A US think tank said that Iran’s pursuit of détente diplomacy and its quest for having closer ties with its neighboring countries are distinctive features of this country as compared with its rivals in the region.

The Center for Strategic and International Studies in an article titled ‘The Turkey-Russia-Iran Nexus: Eurasian Power’ wrote that the Islamic Republic of Iran has always pursued improvement of friendly ties with its neighboring countries throughout history.

The think tank reiterated that Iran has always avoided warmongering as compared with its other rivals in the Middle East region.

It noted that the complex and often contradictory interactions among Turkey, Russia, and Iran are shaping regional dynamics in the Middle East, Caucasus, and Central Asia.

The nexus of the three pairs of relations are influencing each country’s dealings with the other two, as well as with the United States, and are whipsawed by events on the ground that continue to surprise leaders of these three historic rivals, the think tank said.

Relations among modern Turkey, Russia, and Iran have deep cultural, historical, and religious roots that have shaped geopolitics in Eurasia and the Middle East, it noted.

The expansionist policies of the Ottoman and Russian empires led to intense rivalries and outbreak of dozens of wars across the Black Sea between the 16th and 20th centuries.

The Ottomans supported the political aspirations of the Turkic and Islamic peoples in the Caucasus, and Russia assisted Turkey’s Slavic and Christian minorities in revolt against Ottoman rule.

Vladimir Lenin assisted Mustafa Kemal Ataturk’s Turkish revolutionary movement following the collapse of Ottoman rule after World War I, and early relations between the modern Republic of Turkey and the USSR were somewhat cooperative.

Relations grew more distant during the Cold War as Turkey formed NATO’s southern bulwark against Communist expansion following renewed Soviet designs against the Black Sea Straits under Stalin.

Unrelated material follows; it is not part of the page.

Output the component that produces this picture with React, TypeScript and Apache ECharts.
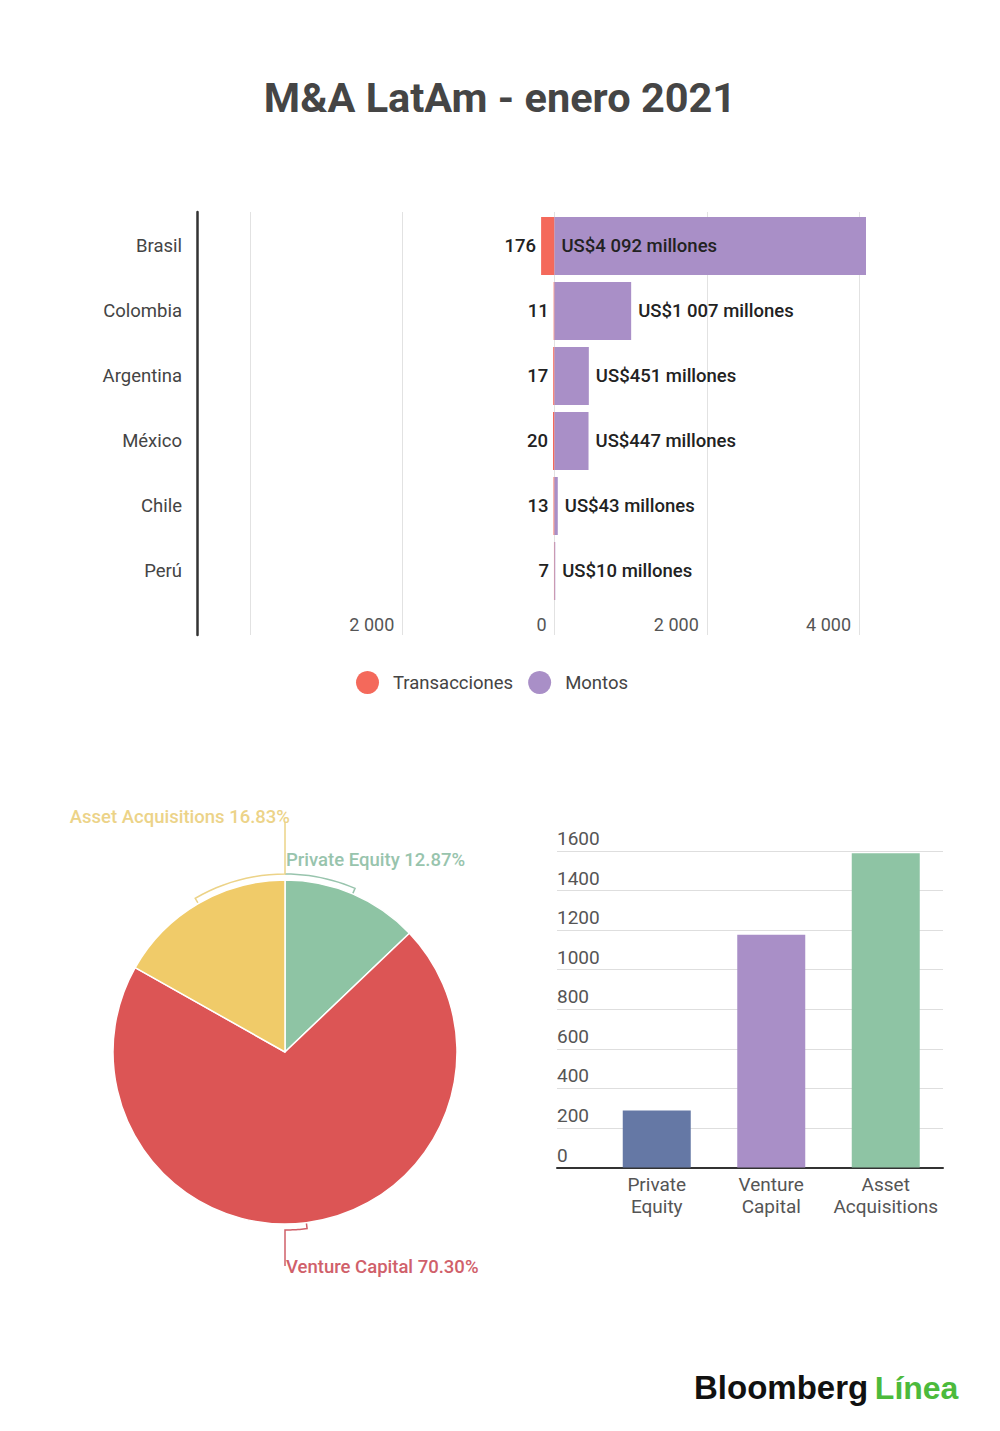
import { useEffect, useRef } from "react";
import * as echarts from "echarts";

const countries = ["Brasil", "Colombia", "Argentina", "México", "Chile", "Perú"];
const transacciones = [176, 11, 17, 20, 13, 7];
const montos = [4092, 1007, 451, 447, 43, 10];
const xTicks = [-4000, -2000, 0, 2000, 4000];

const pieNames = ["Private Equity", "Venture Capital", "Asset Acquisitions"];
const pieShares = [12.87, 70.3, 16.83];

const tipoLabels = ["Private\nEquity", "Venture\nCapital", "Asset\nAcquisitions"];
const tipoValues = [288, 1176, 1589];

const FONT = "Roboto";
const RED = "#f4695b";
const PURPLE = "#a98fc7";
const pieColors = ["#8ec4a4", "#dc5555", "#f0cb69"];
const pieLabelColors = ["#98c4ad", "#d0606a", "#ecd388"];
const barColors = ["#6578a5", "#a98fc7", "#8ec4a4"];

// pie geometry (used for the leader lines too)
const PIE_CX = 285;
const PIE_CY = 1052;
const PIE_R = 172;

const pt = (r: number, deg: number) => [
  PIE_CX + r * Math.cos((deg * Math.PI) / 180),
  PIE_CY - r * Math.sin((deg * Math.PI) / 180),
];

const fmtThousands = (v: number) => {
  const a = Math.abs(v);
  return a >= 1000 ? `${Math.floor(a / 1000)} ${String(a % 1000).padStart(3, "0")}` : String(a);
};

function sliceMid(i: number) {
  const total = pieShares.reduce((s, v) => s + v, 0);
  let cum = 0;
  for (let k = 0; k < i; k++) cum += pieShares[k];
  const a0 = 90 - (360 * cum) / total;
  const a1 = a0 - (360 * pieShares[i]) / total;
  return (a0 + a1) / 2;
}

function pieLabelLayout(params: any) {
  const i = params.dataIndex;
  let mid = sliceMid(i);
  // arc towards the vertical through the pie centre
  const target = i === 1 ? -90 : 90;
  if (i === 2) mid = ((mid % 360) + 360) % 360;
  const pts: number[][] = [pt(PIE_R, mid), pt(PIE_R + 6, mid)];
  const steps = 12;
  for (let s = 1; s <= steps; s++) pts.push(pt(PIE_R + 6, mid + ((target - mid) * s) / steps));
  if (i === 0) {
    return { x: PIE_CX + 1, y: PIE_CY - PIE_R - 20, align: "left", verticalAlign: "middle", labelLinePoints: pts };
  }
  if (i === 1) {
    pts.push([PIE_CX, PIE_CY + PIE_R + 42]);
    return { x: PIE_CX + 1, y: PIE_CY + PIE_R + 43, align: "left", verticalAlign: "middle", labelLinePoints: pts };
  }
  pts.push([PIE_CX, PIE_CY - PIE_R - 58]);
  return { x: PIE_CX + 5, y: PIE_CY - PIE_R - 63, align: "right", verticalAlign: "middle", labelLinePoints: pts };
}

export default function App() {
  const ref = useRef<HTMLDivElement | null>(null);

  useEffect(() => {
    if (!ref.current) return;
    const chart = echarts.init(ref.current, undefined, { renderer: "svg" });
    chart.setOption({
      animation: false,
      backgroundColor: "#fff",
      textStyle: { fontFamily: FONT },
      title: {
        text: "M&A LatAm - enero 2021",
        left: "center",
        top: 71,
        textStyle: { fontFamily: FONT, fontSize: 41.5, fontWeight: "bold", color: "#454545" },
      },
      legend: {
        data: ["Transacciones", "Montos"],
        left: 356,
        top: 671,
        padding: 0,
        icon: "circle",
        itemWidth: 23,
        itemHeight: 23,
        itemGap: 15,
        textStyle: { fontFamily: FONT, fontSize: 18.5, color: "#444", padding: [0, 0, 0, 9] },
      },
      grid: [
        { left: 250, right: 141, top: 212, height: 423 },
        { left: 250, right: 141, top: 213.5, height: 390 },
        { left: 557, right: 57, top: 851, height: 316.5 },
        { left: 599.5, right: 57, top: 851, height: 316.5 },
      ],
      xAxis: [
        {
          gridIndex: 0,
          type: "value",
          min: xTicks[0],
          max: xTicks[xTicks.length - 1],
          interval: 2000,
          axisLine: { show: false },
          axisTick: { show: false },
          splitLine: { lineStyle: { color: "#e2e2e2", width: 1 } },
          axisLabel: {
            inside: true,
            align: "right",
            verticalAlign: "bottom",
            margin: 2,
            padding: [0, 8, 0, 0],
            fontFamily: FONT,
            fontSize: 18,
            color: "#555",
            formatter: (v: number) => (v === xTicks[0] ? "" : fmtThousands(v)),
          },
        },
        {
          gridIndex: 1,
          type: "value",
          min: xTicks[0],
          max: xTicks[xTicks.length - 1],
          show: false,
        },
        {
          gridIndex: 2,
          type: "category",
          data: [""],
          axisLine: { show: true, lineStyle: { color: "#333", width: 2 } },
          axisTick: { show: false },
          axisLabel: { show: false },
        },
        {
          gridIndex: 3,
          type: "category",
          data: tipoLabels,
          axisLine: { show: false },
          axisTick: { show: false },
          axisLabel: { interval: 0, margin: 6, fontFamily: FONT, fontSize: 19, lineHeight: 22, color: "#555" },
        },
      ],
      yAxis: [
        {
          gridIndex: 0,
          type: "value",
          offset: 53,
          axisLine: { show: true, onZero: false, lineStyle: { color: "#333", width: 2.5 } },
          axisTick: { show: false },
          axisLabel: { show: false },
          splitLine: { show: false },
        },
        {
          gridIndex: 1,
          type: "category",
          inverse: true,
          data: countries,
          axisLine: { show: false },
          axisTick: { show: false },
          axisLabel: { margin: 68, fontFamily: FONT, fontSize: 18.5, color: "#444" },
        },
        {
          gridIndex: 2,
          type: "value",
          min: 0,
          max: 1600,
          interval: 200,
          axisLine: { show: false },
          axisTick: { show: false },
          splitLine: { lineStyle: { color: "#dedede" } },
          axisLabel: {
            inside: true,
            align: "left",
            verticalAlign: "bottom",
            margin: 0,
            padding: [0, 0, 3, 0],
            fontFamily: FONT,
            fontSize: 19,
            color: "#555",
            formatter: (v: number) => String(v),
          },
        },
        { gridIndex: 3, type: "value", min: 0, max: 1600, show: false },
      ],
      series: [
        {
          name: "Transacciones",
          type: "bar",
          xAxisIndex: 1,
          yAxisIndex: 1,
          barWidth: 58,
          barGap: "-100%",
          color: RED,
          data: transacciones.map((v) => -v),
          label: {
            show: true,
            position: "left",
            distance: 5,
            fontFamily: FONT,
            fontSize: 18.5,
            fontWeight: 500,
            color: "#222",
            formatter: (p: any) => String(Math.abs(p.value)),
          },
        },
        {
          name: "Montos",
          type: "bar",
          xAxisIndex: 1,
          yAxisIndex: 1,
          barWidth: 58,
          barGap: "-100%",
          color: PURPLE,
          clip: false,
          data: montos.map((v, i) => ({
            value: v,
            label: i === 0 ? { position: "insideLeft", distance: 7 } : undefined,
          })),
          label: {
            show: true,
            position: "right",
            distance: 7,
            fontFamily: FONT,
            fontSize: 18.5,
            fontWeight: 500,
            color: "#222",
            formatter: (p: any) => `US$${fmtThousands(p.value)} millones`,
          },
        },
        {
          name: "Tipo",
          type: "pie",
          center: [PIE_CX, PIE_CY],
          radius: PIE_R,
          startAngle: 90,
          clockwise: true,
          avoidLabelOverlap: false,
          percentPrecision: 2,
          itemStyle: { borderColor: "#fff", borderWidth: 1.5 },
          data: pieNames.map((n, i) => ({
            name: n,
            value: pieShares[i],
            itemStyle: { color: pieColors[i] },
            label: { color: pieLabelColors[i] },
            labelLine: { lineStyle: { color: pieLabelColors[i] } },
          })),
          label: {
            show: true,
            position: "outside",
            fontFamily: FONT,
            fontSize: 18.5,
            fontWeight: 500,
            formatter: (p: any) => `${p.name} ${p.percent.toFixed(2)}%`,
          },
          labelLine: { show: true, smooth: false, lineStyle: { width: 1.5 } },
          labelLayout: pieLabelLayout,
        },
        {
          name: "Tipos",
          type: "bar",
          xAxisIndex: 3,
          yAxisIndex: 3,
          barWidth: 68,
          data: tipoValues.map((v, i) => ({ value: v, itemStyle: { color: barColors[i] } })),
        },
      ],
      graphic: [
        {
          type: "text",
          left: 694,
          top: 1371,
          style: {
            text: "{b|Bloomberg}  {g|Línea}",
            rich: {
              b: { fontFamily: "Liberation Sans", fontWeight: 900, fontSize: 33, fill: "#111" },
              g: { fontFamily: "Liberation Sans", fontWeight: 900, fontSize: 32, fill: "#4cba3c" },
            },
          },
        },
      ],
    });
    return () => chart.dispose();
  }, []);

  return (
    <div style={{ position: "absolute", left: 0, top: 0, width: 1000, height: 1431, background: "#fff" }}>
      <div ref={ref} style={{ width: 1000, height: 1431 }} />
    </div>
  );
}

There were some lingering tensions in the 1990’s related to Russian assertiveness in the Caucasus, Ankara’s pan-Turkic policies in the former Soviet space, and support that both governments lent to separatist groups operating in the other country.

Security priorities gradually shifted inward, with Russia focused on countering extremist Islamist and separatist movements in the North Caucasus, and Turkey focused on Kurds, and both agreed on ending support to the separatists.

This shift, coupled with deepening economic and energy ties which began in the late
Soviet period, as well as with mutual disappointment in their respective relations with the West, paved the way for practical cooperation and a historic rapprochement between Ankara and Moscow that has deepened over the past decade.